# [Given information]
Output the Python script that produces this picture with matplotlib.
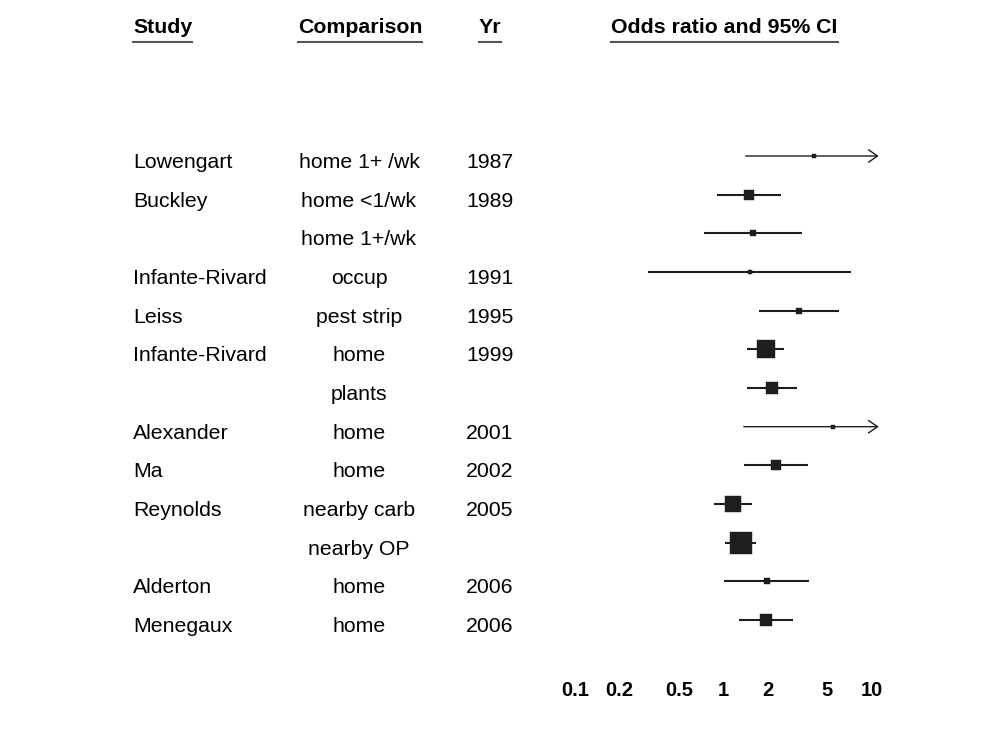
import numpy as np
import matplotlib
matplotlib.use("Agg")
import matplotlib.pyplot as plt
import matplotlib.transforms as mtransforms
from matplotlib.lines import Line2D

plt.rcParams['font.family'] = ['Liberation Sans', 'DejaVu Sans']

# Studies of residential / occupational pesticide exposure and childhood leukaemia
studies = ["Lowengart", "Buckley", "", "Infante-Rivard", "Leiss", "Infante-Rivard", "",
           "Alexander", "Ma", "Reynolds", "", "Alderton", "Menegaux"]
comparisons = ["home 1+ /wk", "home <1/wk", "home 1+/wk", "occup", "pest strip", "home",
               "plants", "home", "home", "nearby carb", "nearby OP", "home", "home"]
years = ["1987", "1989", "", "1991", "1995", "1999", "", "2001", "2002", "2005", "",
         "2006", "2006"]
odds = [4.1, 1.48, 1.57, 1.50, 3.2, 1.93, 2.12, 5.5, 2.26, 1.15, 1.31, 1.95, 1.92]
lower = [1.41, 0.90, 0.74, 0.31, 1.73, 1.45, 1.43, 1.37, 1.38, 0.86, 1.03, 1.01, 1.28]
upper = [None, 2.43, 3.36, 7.2, 6.0, 2.54, 3.14, None, 3.69, 1.56, 1.66, 3.75, 2.92]
weights = [0.9, 5.6, 2.7, 0.6, 2.7, 18.1, 9.4, 0.8, 5.6, 16.1, 27.0, 2.7, 8.0]

tick_values = [0.1, 0.2, 0.5, 1, 2, 5, 10]
tick_labels = ["0.1", "0.2", "0.5", "1", "2", "5", "10"]

W, H = 997, 730
fig = plt.figure(figsize=(W / 100, H / 100), dpi=100)
fig.patch.set_facecolor('white')

# forest panel: log axis, one row per comparison
row_px = 38.67
top_px, bot_px = 130, 677
ax = fig.add_axes([552.0 / W, (H - bot_px) / H, (893.7 - 552.0) / W, (bot_px - top_px) / H])
ax.set_xscale('log')
ax.set_xlim(0.07, 14)
ax.set_ylim((bot_px - 156) / row_px, (top_px - 156) / row_px)
for s in ax.spines.values():
    s.set_visible(False)
ax.set_yticks([])
ax.set_xticks(tick_values)
ax.set_xticklabels(tick_labels, fontsize=14.5, fontweight='bold')
ax.xaxis.set_minor_locator(matplotlib.ticker.NullLocator())
ax.tick_params(axis='x', length=0, pad=3)

arrow_end = 11.1
ink = '#1e1e1e'
for i in range(len(odds)):
    if upper[i] is None:
        ax.annotate('', xy=(arrow_end, i), xytext=(lower[i], i),
                    arrowprops=dict(arrowstyle='->,head_length=0.65,head_width=0.45',
                                    color=ink, lw=1.0, shrinkA=0, shrinkB=0))
    else:
        ax.plot([lower[i], upper[i]], [i, i], color=ink, lw=1.5, solid_capstyle='butt')
    side = 4.23 * np.sqrt(weights[i]) * 0.72
    ax.plot(odds[i], i, marker='s', ms=side, color=ink, mec=ink, mew=0.3)

# text columns share the row positions of the forest panel
trans = mtransforms.blended_transform_factory(fig.transFigure, ax.transData)
txt_off = 12 / row_px
fs = 15.3
for i in range(len(odds)):
    fig.text(133 / W, i + txt_off, studies[i], transform=trans, fontsize=fs,
             ha='left', va='baseline')
    fig.text(359 / W, i + txt_off, comparisons[i], transform=trans, fontsize=fs,
             ha='center', va='baseline')
    fig.text(490 / W, i + txt_off, years[i], transform=trans, fontsize=fs,
             ha='center', va='baseline')

head_y = (33 - 156) / row_px
headers = [("Study", 133, 'left'), ("Comparison", 360, 'center'),
           ("Yr", 490, 'center'), ("Odds ratio and 95% CI", 724.5, 'center')]
head_texts = []
for label, x, ha in headers:
    head_texts.append(fig.text(x / W, head_y, label, transform=trans, fontsize=fs,
                               fontweight='bold', ha=ha, va='baseline'))

# underline each heading across its own width
fig.canvas.draw()
renderer = fig.canvas.get_renderer()
for t in head_texts:
    bb = t.get_window_extent(renderer)
    fig.add_artist(Line2D([bb.x0, bb.x1], [H - 41.5, H - 41.5], color='#555555', lw=1.5,
                          transform=mtransforms.IdentityTransform()))

fig.savefig('out.png', dpi=100)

# [Stated goal]
Begin at the top of the material above and output each line exactly, stopping after the line that holds "plt.rcParams['font.family'] = ['Liberation". Leave out pictures.

# [Response to this task]
Output the Python script that produces this picture with matplotlib.
import numpy as np
import matplotlib
matplotlib.use("Agg")
import matplotlib.pyplot as plt
import matplotlib.transforms as mtransforms
from matplotlib.lines import Line2D

plt.rcParams['font.family'] = ['Liberation Sans', 'DejaVu Sans']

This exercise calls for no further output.